What you are asked to do:
Each record below should appear again exactly as written.

[Records with drawing code]
##############################
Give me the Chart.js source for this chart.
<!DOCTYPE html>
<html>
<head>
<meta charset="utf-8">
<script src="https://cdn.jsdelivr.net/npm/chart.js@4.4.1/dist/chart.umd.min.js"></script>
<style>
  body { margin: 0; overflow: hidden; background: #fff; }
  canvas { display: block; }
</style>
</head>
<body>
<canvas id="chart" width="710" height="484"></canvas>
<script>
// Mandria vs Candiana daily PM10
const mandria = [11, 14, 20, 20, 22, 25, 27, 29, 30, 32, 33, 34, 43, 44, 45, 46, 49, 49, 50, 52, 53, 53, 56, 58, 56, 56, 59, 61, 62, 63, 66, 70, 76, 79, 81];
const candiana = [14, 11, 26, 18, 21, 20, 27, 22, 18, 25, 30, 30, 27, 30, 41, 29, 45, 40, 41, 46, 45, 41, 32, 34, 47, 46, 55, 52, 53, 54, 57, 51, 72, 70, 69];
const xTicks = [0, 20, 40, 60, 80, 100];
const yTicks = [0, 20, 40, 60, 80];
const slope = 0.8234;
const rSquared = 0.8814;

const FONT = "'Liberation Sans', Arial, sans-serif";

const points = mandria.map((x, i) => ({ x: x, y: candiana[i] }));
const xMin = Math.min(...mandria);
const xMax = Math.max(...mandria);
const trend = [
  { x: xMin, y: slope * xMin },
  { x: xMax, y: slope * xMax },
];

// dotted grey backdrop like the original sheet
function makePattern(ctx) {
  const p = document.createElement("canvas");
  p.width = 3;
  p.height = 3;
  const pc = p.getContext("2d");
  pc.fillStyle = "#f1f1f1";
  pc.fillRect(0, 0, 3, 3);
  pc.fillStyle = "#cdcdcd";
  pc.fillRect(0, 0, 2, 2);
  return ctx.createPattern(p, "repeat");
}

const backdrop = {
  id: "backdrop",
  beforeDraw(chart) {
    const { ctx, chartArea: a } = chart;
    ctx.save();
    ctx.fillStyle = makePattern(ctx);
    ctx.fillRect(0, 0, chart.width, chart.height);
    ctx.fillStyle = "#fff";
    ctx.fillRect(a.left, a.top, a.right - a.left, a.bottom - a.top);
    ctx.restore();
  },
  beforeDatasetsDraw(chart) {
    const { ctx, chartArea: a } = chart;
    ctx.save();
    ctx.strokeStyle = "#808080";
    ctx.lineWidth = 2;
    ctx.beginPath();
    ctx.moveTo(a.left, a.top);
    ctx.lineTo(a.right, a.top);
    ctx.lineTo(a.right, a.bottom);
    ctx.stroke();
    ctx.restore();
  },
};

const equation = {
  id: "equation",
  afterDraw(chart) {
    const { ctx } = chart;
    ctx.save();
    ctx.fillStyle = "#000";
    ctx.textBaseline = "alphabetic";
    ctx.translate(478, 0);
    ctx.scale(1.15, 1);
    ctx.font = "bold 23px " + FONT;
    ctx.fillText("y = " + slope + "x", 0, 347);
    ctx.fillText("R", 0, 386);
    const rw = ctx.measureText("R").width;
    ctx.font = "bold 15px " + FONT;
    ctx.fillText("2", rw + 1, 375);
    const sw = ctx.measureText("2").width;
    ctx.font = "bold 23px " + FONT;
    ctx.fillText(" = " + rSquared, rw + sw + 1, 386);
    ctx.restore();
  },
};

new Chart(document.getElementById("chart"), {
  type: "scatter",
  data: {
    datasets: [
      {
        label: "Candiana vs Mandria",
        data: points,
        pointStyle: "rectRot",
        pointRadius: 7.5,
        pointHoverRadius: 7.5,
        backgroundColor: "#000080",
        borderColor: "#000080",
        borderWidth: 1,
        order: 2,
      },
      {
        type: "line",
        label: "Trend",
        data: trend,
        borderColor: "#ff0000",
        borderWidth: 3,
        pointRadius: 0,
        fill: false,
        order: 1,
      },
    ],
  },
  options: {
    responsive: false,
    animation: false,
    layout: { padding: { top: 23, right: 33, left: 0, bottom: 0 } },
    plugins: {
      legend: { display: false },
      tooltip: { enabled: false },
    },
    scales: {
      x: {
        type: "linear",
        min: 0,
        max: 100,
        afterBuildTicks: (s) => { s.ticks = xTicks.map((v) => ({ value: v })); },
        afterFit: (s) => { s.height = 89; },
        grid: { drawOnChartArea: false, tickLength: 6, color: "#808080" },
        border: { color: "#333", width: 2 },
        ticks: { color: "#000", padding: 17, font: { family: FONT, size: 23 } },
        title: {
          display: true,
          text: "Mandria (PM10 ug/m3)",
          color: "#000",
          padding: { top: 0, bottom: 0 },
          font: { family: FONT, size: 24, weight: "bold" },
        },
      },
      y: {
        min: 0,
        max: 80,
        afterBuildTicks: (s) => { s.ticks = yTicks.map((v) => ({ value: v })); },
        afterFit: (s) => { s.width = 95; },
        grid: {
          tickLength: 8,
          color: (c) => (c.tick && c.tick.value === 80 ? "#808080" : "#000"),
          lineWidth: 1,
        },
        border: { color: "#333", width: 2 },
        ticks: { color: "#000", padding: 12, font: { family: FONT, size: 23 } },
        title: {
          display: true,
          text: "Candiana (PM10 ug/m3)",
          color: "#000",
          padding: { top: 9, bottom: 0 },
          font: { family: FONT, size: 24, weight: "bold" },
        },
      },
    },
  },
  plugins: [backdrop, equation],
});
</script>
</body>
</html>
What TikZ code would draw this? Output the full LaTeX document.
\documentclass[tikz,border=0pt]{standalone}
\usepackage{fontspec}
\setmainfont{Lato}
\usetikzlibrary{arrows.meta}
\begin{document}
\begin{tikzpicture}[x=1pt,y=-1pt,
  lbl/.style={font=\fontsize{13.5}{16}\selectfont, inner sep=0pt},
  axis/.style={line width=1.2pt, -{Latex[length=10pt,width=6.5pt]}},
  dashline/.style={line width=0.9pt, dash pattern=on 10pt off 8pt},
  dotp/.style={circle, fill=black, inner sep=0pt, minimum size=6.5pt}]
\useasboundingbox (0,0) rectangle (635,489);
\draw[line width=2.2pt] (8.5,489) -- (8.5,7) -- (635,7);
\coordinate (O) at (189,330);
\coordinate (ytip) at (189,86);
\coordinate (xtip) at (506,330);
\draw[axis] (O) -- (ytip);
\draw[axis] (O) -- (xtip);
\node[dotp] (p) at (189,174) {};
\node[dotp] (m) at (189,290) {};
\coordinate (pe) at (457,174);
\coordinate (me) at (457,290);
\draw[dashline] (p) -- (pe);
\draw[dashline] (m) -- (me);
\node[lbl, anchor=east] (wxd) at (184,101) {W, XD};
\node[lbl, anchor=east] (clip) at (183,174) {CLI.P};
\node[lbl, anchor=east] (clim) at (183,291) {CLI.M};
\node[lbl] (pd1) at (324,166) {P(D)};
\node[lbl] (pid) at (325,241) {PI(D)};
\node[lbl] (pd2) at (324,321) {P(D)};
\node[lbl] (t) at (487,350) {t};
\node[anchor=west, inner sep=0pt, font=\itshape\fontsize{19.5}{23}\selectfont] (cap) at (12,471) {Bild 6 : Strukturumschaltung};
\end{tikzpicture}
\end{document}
##############################
Answer to the problem:
Give me the Chart.js source for this chart.
<!DOCTYPE html>
<html>
<head>
<meta charset="utf-8">
<script src="https://cdn.jsdelivr.net/npm/chart.js@4.4.1/dist/chart.umd.min.js"></script>
<style>
  body { margin: 0; overflow: hidden; background: #fff; }
  canvas { display: block; }
</style>
</head>
<body>
<canvas id="chart" width="710" height="484"></canvas>
<script>
// Mandria vs Candiana daily PM10
const mandria = [11, 14, 20, 20, 22, 25, 27, 29, 30, 32, 33, 34, 43, 44, 45, 46, 49, 49, 50, 52, 53, 53, 56, 58, 56, 56, 59, 61, 62, 63, 66, 70, 76, 79, 81];
const candiana = [14, 11, 26, 18, 21, 20, 27, 22, 18, 25, 30, 30, 27, 30, 41, 29, 45, 40, 41, 46, 45, 41, 32, 34, 47, 46, 55, 52, 53, 54, 57, 51, 72, 70, 69];
const xTicks = [0, 20, 40, 60, 80, 100];
const yTicks = [0, 20, 40, 60, 80];
const slope = 0.8234;
const rSquared = 0.8814;

const FONT = "'Liberation Sans', Arial, sans-serif";

const points = mandria.map((x, i) => ({ x: x, y: candiana[i] }));
const xMin = Math.min(...mandria);
const xMax = Math.max(...mandria);
const trend = [
  { x: xMin, y: slope * xMin },
  { x: xMax, y: slope * xMax },
];

// dotted grey backdrop like the original sheet
function makePattern(ctx) {
  const p = document.createElement("canvas");
  p.width = 3;
  p.height = 3;
  const pc = p.getContext("2d");
  pc.fillStyle = "#f1f1f1";
  pc.fillRect(0, 0, 3, 3);
  pc.fillStyle = "#cdcdcd";
  pc.fillRect(0, 0, 2, 2);
  return ctx.createPattern(p, "repeat");
}

const backdrop = {
  id: "backdrop",
  beforeDraw(chart) {
    const { ctx, chartArea: a } = chart;
    ctx.save();
    ctx.fillStyle = makePattern(ctx);
    ctx.fillRect(0, 0, chart.width, chart.height);
    ctx.fillStyle = "#fff";
    ctx.fillRect(a.left, a.top, a.right - a.left, a.bottom - a.top);
    ctx.restore();
  },
  beforeDatasetsDraw(chart) {
    const { ctx, chartArea: a } = chart;
    ctx.save();
    ctx.strokeStyle = "#808080";
    ctx.lineWidth = 2;
    ctx.beginPath();
    ctx.moveTo(a.left, a.top);
    ctx.lineTo(a.right, a.top);
    ctx.lineTo(a.right, a.bottom);
    ctx.stroke();
    ctx.restore();
  },
};

const equation = {
  id: "equation",
  afterDraw(chart) {
    const { ctx } = chart;
    ctx.save();
    ctx.fillStyle = "#000";
    ctx.textBaseline = "alphabetic";
    ctx.translate(478, 0);
    ctx.scale(1.15, 1);
    ctx.font = "bold 23px " + FONT;
    ctx.fillText("y = " + slope + "x", 0, 347);
    ctx.fillText("R", 0, 386);
    const rw = ctx.measureText("R").width;
    ctx.font = "bold 15px " + FONT;
    ctx.fillText("2", rw + 1, 375);
    const sw = ctx.measureText("2").width;
    ctx.font = "bold 23px " + FONT;
    ctx.fillText(" = " + rSquared, rw + sw + 1, 386);
    ctx.restore();
  },
};

new Chart(document.getElementById("chart"), {
  type: "scatter",
  data: {
    datasets: [
      {
        label: "Candiana vs Mandria",
        data: points,
        pointStyle: "rectRot",
        pointRadius: 7.5,
        pointHoverRadius: 7.5,
        backgroundColor: "#000080",
        borderColor: "#000080",
        borderWidth: 1,
        order: 2,
      },
      {
        type: "line",
        label: "Trend",
        data: trend,
        borderColor: "#ff0000",
        borderWidth: 3,
        pointRadius: 0,
        fill: false,
        order: 1,
      },
    ],
  },
  options: {
    responsive: false,
    animation: false,
    layout: { padding: { top: 23, right: 33, left: 0, bottom: 0 } },
    plugins: {
      legend: { display: false },
      tooltip: { enabled: false },
    },
    scales: {
      x: {
        type: "linear",
        min: 0,
        max: 100,
        afterBuildTicks: (s) => { s.ticks = xTicks.map((v) => ({ value: v })); },
        afterFit: (s) => { s.height = 89; },
        grid: { drawOnChartArea: false, tickLength: 6, color: "#808080" },
        border: { color: "#333", width: 2 },
        ticks: { color: "#000", padding: 17, font: { family: FONT, size: 23 } },
        title: {
          display: true,
          text: "Mandria (PM10 ug/m3)",
          color: "#000",
          padding: { top: 0, bottom: 0 },
          font: { family: FONT, size: 24, weight: "bold" },
        },
      },
      y: {
        min: 0,
        max: 80,
        afterBuildTicks: (s) => { s.ticks = yTicks.map((v) => ({ value: v })); },
        afterFit: (s) => { s.width = 95; },
        grid: {
          tickLength: 8,
          color: (c) => (c.tick && c.tick.value === 80 ? "#808080" : "#000"),
          lineWidth: 1,
        },
        border: { color: "#333", width: 2 },
        ticks: { color: "#000", padding: 12, font: { family: FONT, size: 23 } },
        title: {
          display: true,
          text: "Candiana (PM10 ug/m3)",
          color: "#000",
          padding: { top: 9, bottom: 0 },
          font: { family: FONT, size: 24, weight: "bold" },
        },
      },
    },
  },
  plugins: [backdrop, equation],
});
</script>
</body>
</html>
What TikZ code would draw this? Output the full LaTeX document.
\documentclass[tikz,border=0pt]{standalone}
\usepackage{fontspec}
\setmainfont{Lato}
\usetikzlibrary{arrows.meta}
\begin{document}
\begin{tikzpicture}[x=1pt,y=-1pt,
  lbl/.style={font=\fontsize{13.5}{16}\selectfont, inner sep=0pt},
  axis/.style={line width=1.2pt, -{Latex[length=10pt,width=6.5pt]}},
  dashline/.style={line width=0.9pt, dash pattern=on 10pt off 8pt},
  dotp/.style={circle, fill=black, inner sep=0pt, minimum size=6.5pt}]
\useasboundingbox (0,0) rectangle (635,489);
\draw[line width=2.2pt] (8.5,489) -- (8.5,7) -- (635,7);
\coordinate (O) at (189,330);
\coordinate (ytip) at (189,86);
\coordinate (xtip) at (506,330);
\draw[axis] (O) -- (ytip);
\draw[axis] (O) -- (xtip);
\node[dotp] (p) at (189,174) {};
\node[dotp] (m) at (189,290) {};
\coordinate (pe) at (457,174);
\coordinate (me) at (457,290);
\draw[dashline] (p) -- (pe);
\draw[dashline] (m) -- (me);
\node[lbl, anchor=east] (wxd) at (184,101) {W, XD};
\node[lbl, anchor=east] (clip) at (183,174) {CLI.P};
\node[lbl, anchor=east] (clim) at (183,291) {CLI.M};
\node[lbl] (pd1) at (324,166) {P(D)};
\node[lbl] (pid) at (325,241) {PI(D)};
\node[lbl] (pd2) at (324,321) {P(D)};
\node[lbl] (t) at (487,350) {t};
\node[anchor=west, inner sep=0pt, font=\itshape\fontsize{19.5}{23}\selectfont] (cap) at (12,471) {Bild 6 : Strukturumschaltung};
\end{tikzpicture}
\end{document}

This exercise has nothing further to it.